Eis que a franquia aterrissa no Brasil e, como quase tudo que cai na mão da nossa "Descolândia", ganha uma camada de verniz completamente desnecessária (ou impeditiva, tenho dúvida). A curadoria inicial até passou – com a presença do piseiro de João Gomes ou da mistura afro-punk-jazz do Metá Metá. Mas nesta semana, quando pintou a imagem do cantor Tim Bernardes, minha condescendência foi para o espaço.
O rapaz parecia ter vencido uma gincana de clichês visuais, tentando gritar "bingo" na cartela do estilo "despojado" antes mesmo de a música começar.

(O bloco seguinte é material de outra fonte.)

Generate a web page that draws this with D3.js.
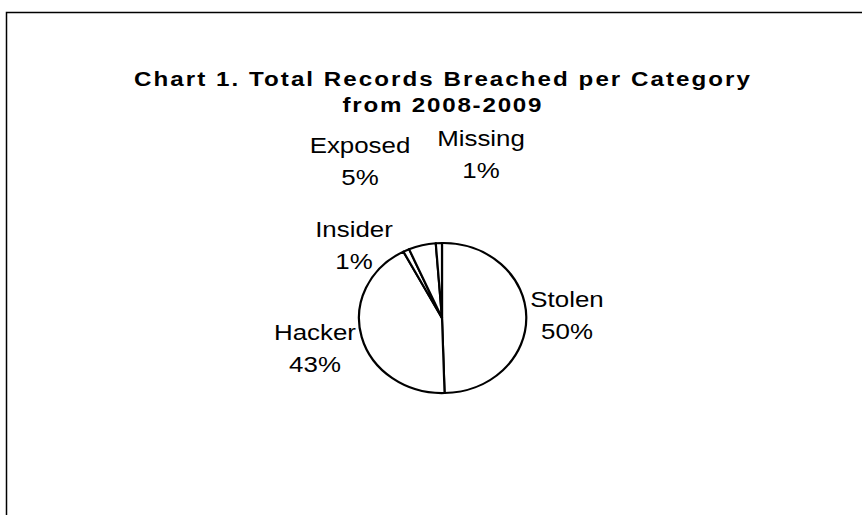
<!DOCTYPE html>
<html>
<head>
<meta charset="utf-8">
<script src="https://cdn.jsdelivr.net/npm/d3@7/dist/d3.min.js"></script>
<style>
  html, body { margin: 0; padding: 0; background: #fff; }
  svg { display: block; }
  text { font-family: "Liberation Sans", Arial, sans-serif; fill: #000; }
</style>
</head>
<body>
<svg id="chart" width="862" height="515"></svg>
<script>
// ---- data ----
const categories = ["Stolen", "Hacker", "Insider", "Exposed", "Missing"];
const values = [49.5, 42.8, 1.2, 5.3, 1.2];
const percentLabels = ["50%", "43%", "1%", "5%", "1%"];
const titleLines = ["Chart 1. Total Records Breached per Category", "from 2008-2009"];

// ---- layout ----
const svg = d3.select("#chart");

// outer chart-area border (extends past right/bottom edge)
svg.append("rect")
  .attr("x", 6.5).attr("y", 12.5)
  .attr("width", 900).attr("height", 600)
  .attr("fill", "#fff")
  .attr("stroke", "#000")
  .attr("stroke-width", 1.5);

// title
const titleCenter = 442;
const titleStretch = 1.15;
const titleSpecs = [{ y: 86, len: 616 }, { y: 112, len: 199 }];
svg.selectAll("text.title")
  .data(titleLines)
  .join("text")
  .attr("class", "title")
  .attr("transform", (d, i) => `translate(${titleCenter},${titleSpecs[i].y}) scale(${titleStretch},1)`)
  .attr("text-anchor", "middle")
  .attr("font-size", 21)
  .attr("font-weight", "bold")
  .attr("textLength", (d, i) => titleSpecs[i].len / titleStretch)
  .attr("lengthAdjust", "spacing")
  .text(d => d);

// pie (elliptical, as in the original)
const cx = 442, cy = 318, rx = 83, ry = 75;
const pie = d3.pie().sort(null).value(d => d.value).startAngle(0).endAngle(2 * Math.PI);
const data = categories.map((c, i) => ({ name: c, value: values[i], pct: percentLabels[i] }));
const arcs = pie(data);
const arc = d3.arc().innerRadius(0).outerRadius(1);

const pg = svg.append("g")
  .attr("transform", `translate(${cx},${cy}) scale(${rx},${ry})`);
pg.selectAll("path")
  .data(arcs)
  .join("path")
  .attr("d", arc)
  .attr("fill", "#fff")
  .attr("stroke", "#000")
  .attr("stroke-width", 2.2)
  .attr("stroke-linejoin", "round")
  .attr("vector-effect", "non-scaling-stroke");

// labels (manually placed in the original chart; offsets relative to pie centre)
const labelOffsets = {
  Stolen:  { dx: 125, dy: -11 },
  Hacker:  { dx: -127, dy: 22 },
  Insider: { dx: -88, dy: -81 },
  Exposed: { dx: -82, dy: -165 },
  Missing: { dx: 39, dy: -172 }
};
const lineGap = 32;
const labels = svg.append("g").selectAll("g.lbl")
  .data(arcs)
  .join("g")
  .attr("class", "lbl")
  .attr("transform", d => {
    const o = labelOffsets[d.data.name];
    return `translate(${cx + o.dx},${cy + o.dy}) scale(1.15,1)`;
  });
labels.append("text")
  .attr("text-anchor", "middle")
  .attr("font-size", 22.5)
  .attr("y", 0)
  .text(d => d.data.name);
labels.append("text")
  .attr("text-anchor", "middle")
  .attr("font-size", 22.5)
  .attr("y", lineGap)
  .text(d => d.data.pct);
</script>
</body>
</html>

Sabe quando se força a mão na estética duvidosa até que aquilo vire uma “tendência”? Pois é.
Estava tudo lá: o cabelo com corte de franja torta e mullets (como se a tosa tivesse sido feita por um aparador de grama cego), o bigode de ator de pornochanchada setentista, o pulôver que parece ter sido afanado do armário do avô, a camisa de time de futebol retrô-raiz e o indefectível cordão de santo no peito de quem se diz ateu (nem sei se ele se diz, mas é parte do pacote, então suponho que sim). Óculos John Lennon? Checked.
Na sequência, o algoritmo me joga um programa do Justin Timberlake, gravado há um ano. Coloquei os dois para rodar, no teste do "quem segura a onda". De toda a cenografia nacional milimetricamente calculada, aguentei exatos 12 segundos. Do Timberlake, artista que acompanho pouco (quase nada), vi até o final.
A diferença? O sujeito É um popstar. Ele é simples, carismático, interage sem forçar a barra de "somos todos iguais" e a banda inteira exala um tesão genuíno de estar ali tocando. Enquanto isso, no nosso exemplo doméstico, a linguagem corporal é de quem está fazendo um favor imenso ao nos permitir ouvi-lo.
É nessas horas que repito velha máxima: gosto muito de MPB, desde que o B seja de britânica. Recebo olhares de "complexo de vira-lata detectado", mas, sinceramente? Que se lasque. Até que a Descolândia largue o osso musical, permanecerei orgulhosamente colonizado.